Provide an exact copy of the data, excluding the images.

▶ [Given information]:
START

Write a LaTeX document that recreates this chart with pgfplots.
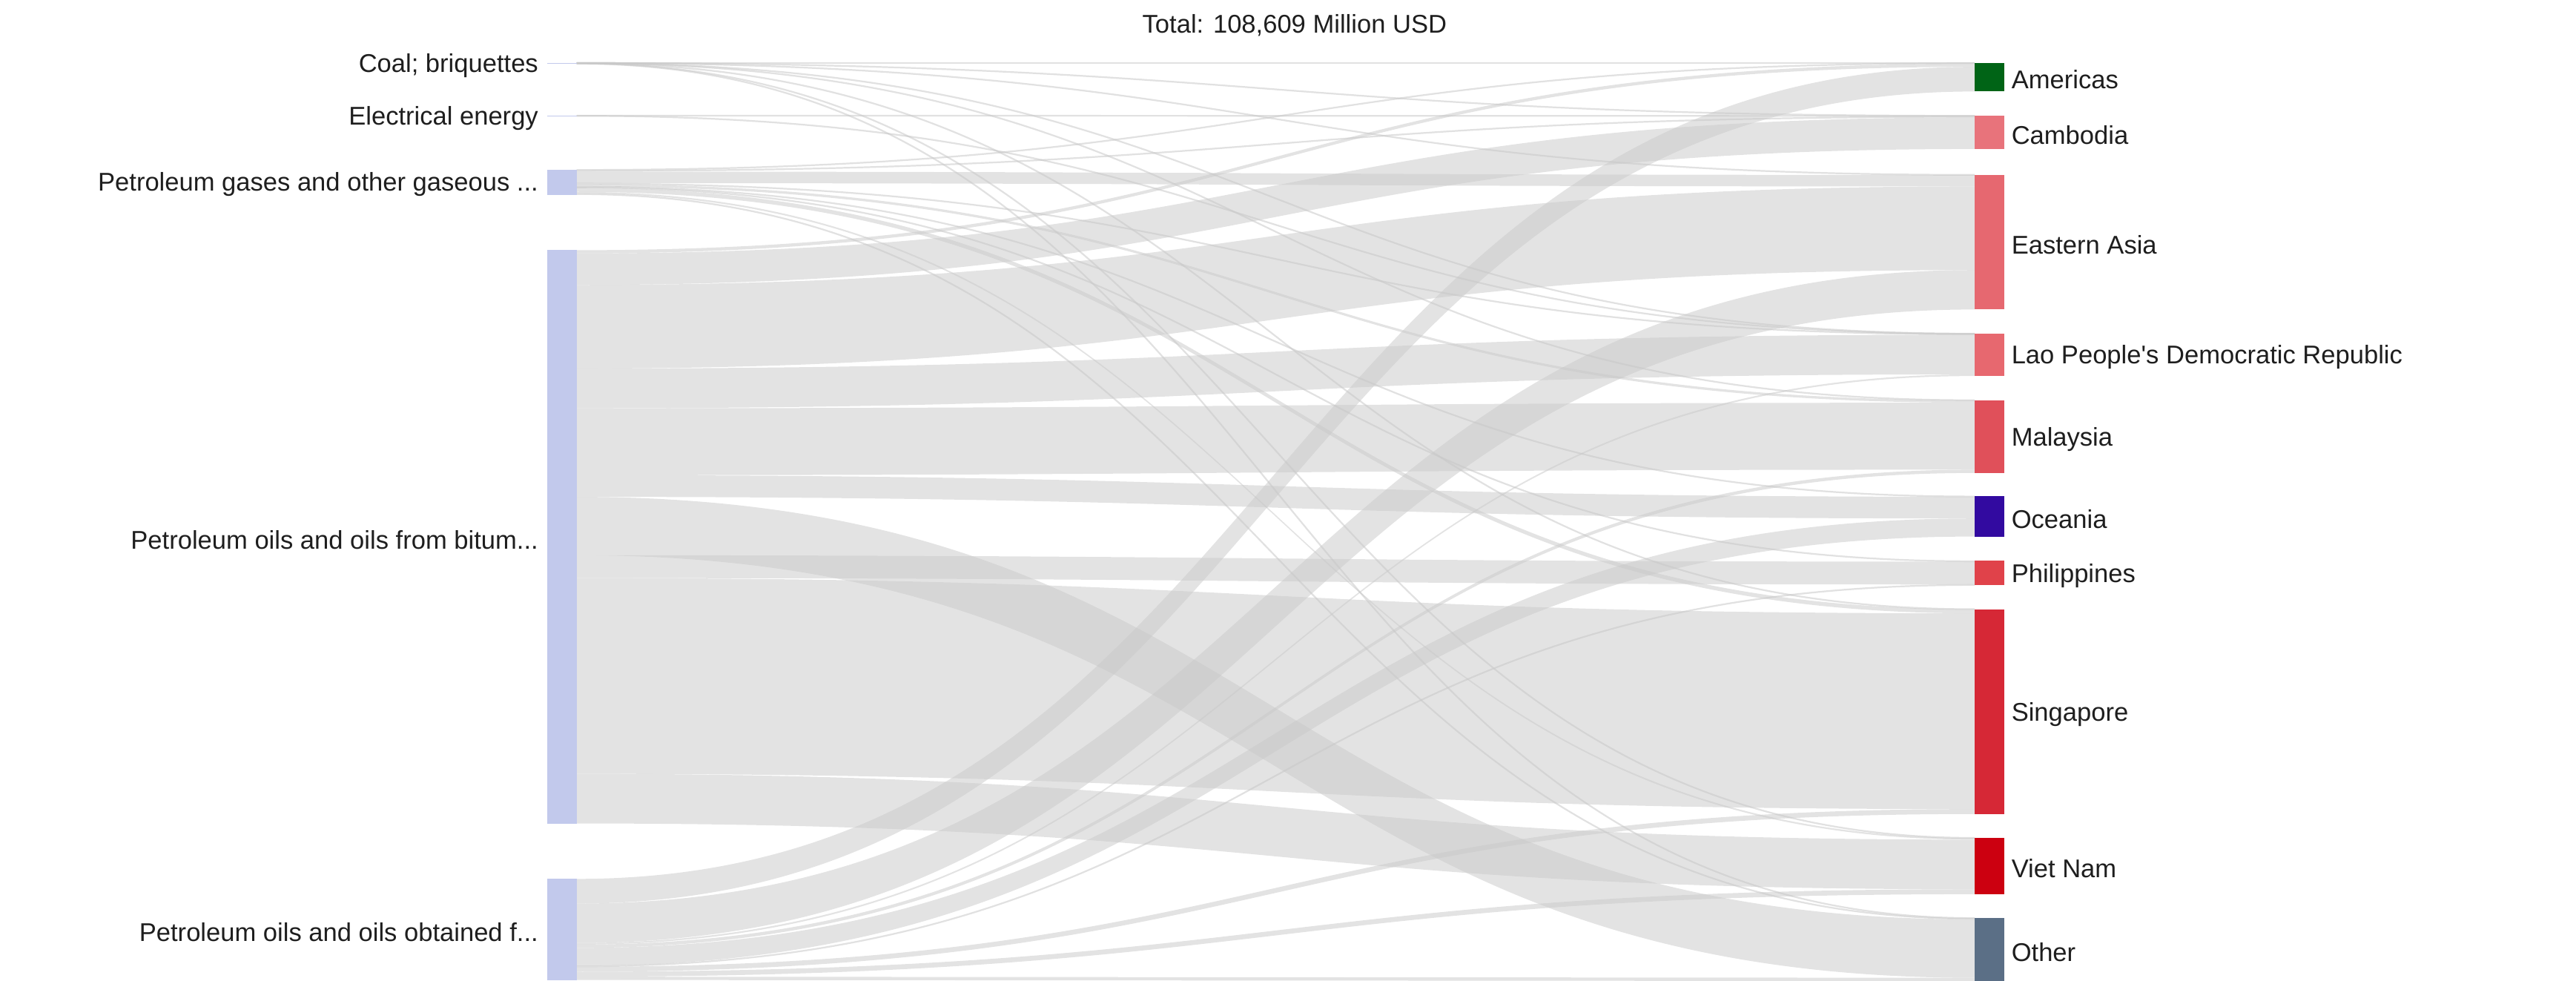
\documentclass[border=0pt]{standalone}
\usepackage{pgfplots}
\pgfplotsset{compat=1.18}
\usepackage{fontspec}
\setmainfont{Liberation Sans}
\definecolor{linkc}{RGB}{200,200,200}
\definecolor{srcc}{RGB}{194,201,236}
\definecolor{cAm}{RGB}{0,100,22}
\definecolor{cCa}{RGB}{232,115,123}
\definecolor{cEA}{RGB}{230,104,112}
\definecolor{cLa}{RGB}{231,104,111}
\definecolor{cMa}{RGB}{224,80,90}
\definecolor{cOc}{RGB}{50,10,160}
\definecolor{cPh}{RGB}{224,66,74}
\definecolor{cSi}{RGB}{214,40,54}
\definecolor{cVN}{RGB}{204,0,16}
\definecolor{cOt}{RGB}{91,111,134}
\definecolor{txt}{RGB}{30,30,30}

% px per million USD
\def\ky{0.0039278}
\def\xL{351}\def\xR{1202}\def\xM{776.5}
\newcommand\settop[2]{\expandafter\xdef\csname sk#1\endcsname{#2}\expandafter\xdef\csname top#1\endcsname{#2}}
\def\flowlist{}
\newcommand\flow[3]{%
  \edef\fw{\fpeval{round(#3*\ky,5)}}%
  \edef\fys{\csname sk#1\endcsname}%
  \edef\fyt{\csname sk#2\endcsname}%
  \edef\fysb{\fpeval{round(\fys+\fw,5)}}%
  \edef\fytb{\fpeval{round(\fyt+\fw,5)}}%
  \expandafter\xdef\csname sk#1\endcsname{\fysb}%
  \expandafter\xdef\csname sk#2\endcsname{\fytb}%
  \xdef\flowlist{\unexpanded\expandafter{\flowlist}\noexpand\sankeylink{\fys}{\fysb}{\fyt}{\fytb}{\fw}}%
}
\newcommand\sankeylink[5]{%
  \pgfmathtruncatemacro\thin{(#5<1)}%
  \ifnum\thin=1
    \pgfmathsetmacro\yca{(#1+#2)/2}%
    \pgfmathsetmacro\ycb{(#3+#4)/2}%
    \draw[linkc, opacity=0.55, line width=0.5pt] (axis cs:\xL,\yca) .. controls (axis cs:\xM,\yca) and (axis cs:\xM,\ycb) .. (axis cs:\xR,\ycb);
  \else
    \fill[linkc, opacity=0.5] (axis cs:\xL,#1) .. controls (axis cs:\xM,#1) and (axis cs:\xM,#3) .. (axis cs:\xR,#3) -- (axis cs:\xR,#4) .. controls (axis cs:\xM,#4) and (axis cs:\xM,#2) .. (axis cs:\xL,#2) -- cycle;
  \fi}
\newcommand\nodebar[4]{%
  \edef\tmp{\noexpand\addplot[fill=#4, draw=none] coordinates {(#1,\csname top#3\endcsname) (#2,\csname top#3\endcsname) (#2,\csname sk#3\endcsname) (#1,\csname sk#3\endcsname)} -- cycle;}\tmp}

\begin{document}
\begin{tikzpicture}
% node tops (px from top of picture)
\settop{sC}{38.2}\settop{sE}{70.3}\settop{sG}{103.2}\settop{sB}{152.3}\settop{sO}{535.0}
\settop{tAm}{38.2}\settop{tCa}{70.5}\settop{tEA}{106.4}\settop{tLa}{203.1}\settop{tMa}{243.6}
\settop{tOc}{302.1}\settop{tPh}{341.4}\settop{tSi}{370.8}\settop{tVN}{510.0}\settop{tOt}{558.8}
% flows (million USD), source by source, in stacking order
% Coal; briquettes
\flow{sC}{tAm}{13}\flow{sC}{tCa}{13}\flow{sC}{tEA}{25}\flow{sC}{tLa}{13}
\flow{sC}{tMa}{13}\flow{sC}{tSi}{13}\flow{sC}{tVN}{25}\flow{sC}{tOt}{38}
% Electrical energy
\flow{sE}{tCa}{38}\flow{sE}{tLa}{25}
% Petroleum gases
\flow{sG}{tAm}{127}\flow{sG}{tCa}{204}\flow{sG}{tEA}{1782}\flow{sG}{tLa}{127}
\flow{sG}{tMa}{382}\flow{sG}{tOc}{76}\flow{sG}{tPh}{127}\flow{sG}{tSi}{636}
\flow{sG}{tVN}{255}\flow{sG}{tOt}{178}
% Petroleum oils from bituminous minerals
\flow{sB}{tAm}{496}\flow{sB}{tCa}{4888}\flow{sB}{tEA}{12959}\flow{sB}{tLa}{6148}
\flow{sB}{tMa}{10375}\flow{sB}{tOc}{3361}\flow{sB}{tOt}{9051}\flow{sB}{tPh}{3539}
\flow{sB}{tSi}{30335}\flow{sB}{tVN}{7689}
% Petroleum oils obtained from ...
\flow{sO}{tAm}{3819}\flow{sO}{tEA}{6110}\flow{sO}{tLa}{255}\flow{sO}{tMa}{509}
\flow{sO}{tOc}{2801}\flow{sO}{tPh}{127}\flow{sO}{tSi}{764}\flow{sO}{tVN}{764}
\flow{sO}{tOt}{509}
\begin{axis}[
  width=784pt, height=298.5pt, scale only axis,
  xmin=0, xmax=1568, ymin=0, ymax=597, y dir=reverse,
  hide axis, clip=true,
  nodes={font=\fontsize{7.8}{9}\selectfont, text=txt},
]
\pgfplotsextra{\flowlist}
\nodebar{333}{351}{sC}{srcc}
\nodebar{333}{351}{sE}{srcc}
\nodebar{333}{351}{sG}{srcc}
\nodebar{333}{351}{sB}{srcc}
\nodebar{333}{351}{sO}{srcc}
\nodebar{1202}{1220}{tAm}{cAm}
\nodebar{1202}{1220}{tCa}{cCa}
\nodebar{1202}{1220}{tEA}{cEA}
\nodebar{1202}{1220}{tLa}{cLa}
\nodebar{1202}{1220}{tMa}{cMa}
\nodebar{1202}{1220}{tOc}{cOc}
\nodebar{1202}{1220}{tPh}{cPh}
\nodebar{1202}{1220}{tSi}{cSi}
\nodebar{1202}{1220}{tVN}{cVN}
\nodebar{1202}{1220}{tOt}{cOt}
\node[anchor=east, inner sep=0pt] at (axis cs:328,40) {Coal; briquettes};
\node[anchor=east, inner sep=0pt] at (axis cs:328,72.1) {Electrical energy};
\node[anchor=east, inner sep=0pt] at (axis cs:328,112.4) {Petroleum gases and other gaseous ...};
\node[anchor=east, inner sep=0pt] at (axis cs:328,328.5) {Petroleum oils and oils from bitum...};
\node[anchor=east, inner sep=0pt] at (axis cs:328,567.5) {Petroleum oils and oils obtained f...};
\node[anchor=west, inner sep=0pt] at (axis cs:1224,48.5) {Americas};
\node[anchor=west, inner sep=0pt] at (axis cs:1224,82.1) {Cambodia};
\node[anchor=west, inner sep=0pt] at (axis cs:1224,148.9) {Eastern Asia};
\node[anchor=west, inner sep=0pt] at (axis cs:1224,217.5) {Lao People\textquotesingle s Democratic Republic};
\node[anchor=west, inner sep=0pt] at (axis cs:1224,267.3) {Malaysia};
\node[anchor=west, inner sep=0pt] at (axis cs:1224,315.9) {Oceania};
\node[anchor=west, inner sep=0pt] at (axis cs:1224,350.4) {Philippines};
\node[anchor=west, inner sep=0pt] at (axis cs:1224,434.7) {Singapore};
\node[anchor=west, inner sep=0pt] at (axis cs:1224,528.7) {Viet Nam};
\node[anchor=west, inner sep=0pt] at (axis cs:1224,579.5) {Other};
\node[inner sep=0pt] at (axis cs:788,15.5) {Total: 108,609 Million USD};
\end{axis}
\pgfresetboundingbox
\path (current axis.south west) rectangle (current axis.north east);
\end{tikzpicture}
\end{document}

END

▶ [Full output]:
Write a LaTeX document that recreates this chart with pgfplots.
\documentclass[border=0pt]{standalone}
\usepackage{pgfplots}
\pgfplotsset{compat=1.18}
\usepackage{fontspec}
\setmainfont{Liberation Sans}
\definecolor{linkc}{RGB}{200,200,200}
\definecolor{srcc}{RGB}{194,201,236}
\definecolor{cAm}{RGB}{0,100,22}
\definecolor{cCa}{RGB}{232,115,123}
\definecolor{cEA}{RGB}{230,104,112}
\definecolor{cLa}{RGB}{231,104,111}
\definecolor{cMa}{RGB}{224,80,90}
\definecolor{cOc}{RGB}{50,10,160}
\definecolor{cPh}{RGB}{224,66,74}
\definecolor{cSi}{RGB}{214,40,54}
\definecolor{cVN}{RGB}{204,0,16}
\definecolor{cOt}{RGB}{91,111,134}
\definecolor{txt}{RGB}{30,30,30}

% px per million USD
\def\ky{0.0039278}
\def\xL{351}\def\xR{1202}\def\xM{776.5}
\newcommand\settop[2]{\expandafter\xdef\csname sk#1\endcsname{#2}\expandafter\xdef\csname top#1\endcsname{#2}}
\def\flowlist{}
\newcommand\flow[3]{%
  \edef\fw{\fpeval{round(#3*\ky,5)}}%
  \edef\fys{\csname sk#1\endcsname}%
  \edef\fyt{\csname sk#2\endcsname}%
  \edef\fysb{\fpeval{round(\fys+\fw,5)}}%
  \edef\fytb{\fpeval{round(\fyt+\fw,5)}}%
  \expandafter\xdef\csname sk#1\endcsname{\fysb}%
  \expandafter\xdef\csname sk#2\endcsname{\fytb}%
  \xdef\flowlist{\unexpanded\expandafter{\flowlist}\noexpand\sankeylink{\fys}{\fysb}{\fyt}{\fytb}{\fw}}%
}
\newcommand\sankeylink[5]{%
  \pgfmathtruncatemacro\thin{(#5<1)}%
  \ifnum\thin=1
    \pgfmathsetmacro\yca{(#1+#2)/2}%
    \pgfmathsetmacro\ycb{(#3+#4)/2}%
    \draw[linkc, opacity=0.55, line width=0.5pt] (axis cs:\xL,\yca) .. controls (axis cs:\xM,\yca) and (axis cs:\xM,\ycb) .. (axis cs:\xR,\ycb);
  \else
    \fill[linkc, opacity=0.5] (axis cs:\xL,#1) .. controls (axis cs:\xM,#1) and (axis cs:\xM,#3) .. (axis cs:\xR,#3) -- (axis cs:\xR,#4) .. controls (axis cs:\xM,#4) and (axis cs:\xM,#2) .. (axis cs:\xL,#2) -- cycle;
  \fi}
\newcommand\nodebar[4]{%
  \edef\tmp{\noexpand\addplot[fill=#4, draw=none] coordinates {(#1,\csname top#3\endcsname) (#2,\csname top#3\endcsname) (#2,\csname sk#3\endcsname) (#1,\csname sk#3\endcsname)} -- cycle;}\tmp}

\begin{document}
\begin{tikzpicture}
% node tops (px from top of picture)
\settop{sC}{38.2}\settop{sE}{70.3}\settop{sG}{103.2}\settop{sB}{152.3}\settop{sO}{535.0}
\settop{tAm}{38.2}\settop{tCa}{70.5}\settop{tEA}{106.4}\settop{tLa}{203.1}\settop{tMa}{243.6}
\settop{tOc}{302.1}\settop{tPh}{341.4}\settop{tSi}{370.8}\settop{tVN}{510.0}\settop{tOt}{558.8}
% flows (million USD), source by source, in stacking order
% Coal; briquettes
\flow{sC}{tAm}{13}\flow{sC}{tCa}{13}\flow{sC}{tEA}{25}\flow{sC}{tLa}{13}
\flow{sC}{tMa}{13}\flow{sC}{tSi}{13}\flow{sC}{tVN}{25}\flow{sC}{tOt}{38}
% Electrical energy
\flow{sE}{tCa}{38}\flow{sE}{tLa}{25}
% Petroleum gases
\flow{sG}{tAm}{127}\flow{sG}{tCa}{204}\flow{sG}{tEA}{1782}\flow{sG}{tLa}{127}
\flow{sG}{tMa}{382}\flow{sG}{tOc}{76}\flow{sG}{tPh}{127}\flow{sG}{tSi}{636}
\flow{sG}{tVN}{255}\flow{sG}{tOt}{178}
% Petroleum oils from bituminous minerals
\flow{sB}{tAm}{496}\flow{sB}{tCa}{4888}\flow{sB}{tEA}{12959}\flow{sB}{tLa}{6148}
\flow{sB}{tMa}{10375}\flow{sB}{tOc}{3361}\flow{sB}{tOt}{9051}\flow{sB}{tPh}{3539}
\flow{sB}{tSi}{30335}\flow{sB}{tVN}{7689}
% Petroleum oils obtained from ...
\flow{sO}{tAm}{3819}\flow{sO}{tEA}{6110}\flow{sO}{tLa}{255}\flow{sO}{tMa}{509}
\flow{sO}{tOc}{2801}\flow{sO}{tPh}{127}\flow{sO}{tSi}{764}\flow{sO}{tVN}{764}
\flow{sO}{tOt}{509}
\begin{axis}[
  width=784pt, height=298.5pt, scale only axis,
  xmin=0, xmax=1568, ymin=0, ymax=597, y dir=reverse,
  hide axis, clip=true,
  nodes={font=\fontsize{7.8}{9}\selectfont, text=txt},
]
\pgfplotsextra{\flowlist}
\nodebar{333}{351}{sC}{srcc}
\nodebar{333}{351}{sE}{srcc}
\nodebar{333}{351}{sG}{srcc}
\nodebar{333}{351}{sB}{srcc}
\nodebar{333}{351}{sO}{srcc}
\nodebar{1202}{1220}{tAm}{cAm}
\nodebar{1202}{1220}{tCa}{cCa}
\nodebar{1202}{1220}{tEA}{cEA}
\nodebar{1202}{1220}{tLa}{cLa}
\nodebar{1202}{1220}{tMa}{cMa}
\nodebar{1202}{1220}{tOc}{cOc}
\nodebar{1202}{1220}{tPh}{cPh}
\nodebar{1202}{1220}{tSi}{cSi}
\nodebar{1202}{1220}{tVN}{cVN}
\nodebar{1202}{1220}{tOt}{cOt}
\node[anchor=east, inner sep=0pt] at (axis cs:328,40) {Coal; briquettes};
\node[anchor=east, inner sep=0pt] at (axis cs:328,72.1) {Electrical energy};
\node[anchor=east, inner sep=0pt] at (axis cs:328,112.4) {Petroleum gases and other gaseous ...};
\node[anchor=east, inner sep=0pt] at (axis cs:328,328.5) {Petroleum oils and oils from bitum...};
\node[anchor=east, inner sep=0pt] at (axis cs:328,567.5) {Petroleum oils and oils obtained f...};
\node[anchor=west, inner sep=0pt] at (axis cs:1224,48.5) {Americas};
\node[anchor=west, inner sep=0pt] at (axis cs:1224,82.1) {Cambodia};
\node[anchor=west, inner sep=0pt] at (axis cs:1224,148.9) {Eastern Asia};
\node[anchor=west, inner sep=0pt] at (axis cs:1224,217.5) {Lao People\textquotesingle s Democratic Republic};
\node[anchor=west, inner sep=0pt] at (axis cs:1224,267.3) {Malaysia};
\node[anchor=west, inner sep=0pt] at (axis cs:1224,315.9) {Oceania};
\node[anchor=west, inner sep=0pt] at (axis cs:1224,350.4) {Philippines};
\node[anchor=west, inner sep=0pt] at (axis cs:1224,434.7) {Singapore};
\node[anchor=west, inner sep=0pt] at (axis cs:1224,528.7) {Viet Nam};
\node[anchor=west, inner sep=0pt] at (axis cs:1224,579.5) {Other};
\node[inner sep=0pt] at (axis cs:788,15.5) {Total: 108,609 Million USD};
\end{axis}
\pgfresetboundingbox
\path (current axis.south west) rectangle (current axis.north east);
\end{tikzpicture}
\end{document}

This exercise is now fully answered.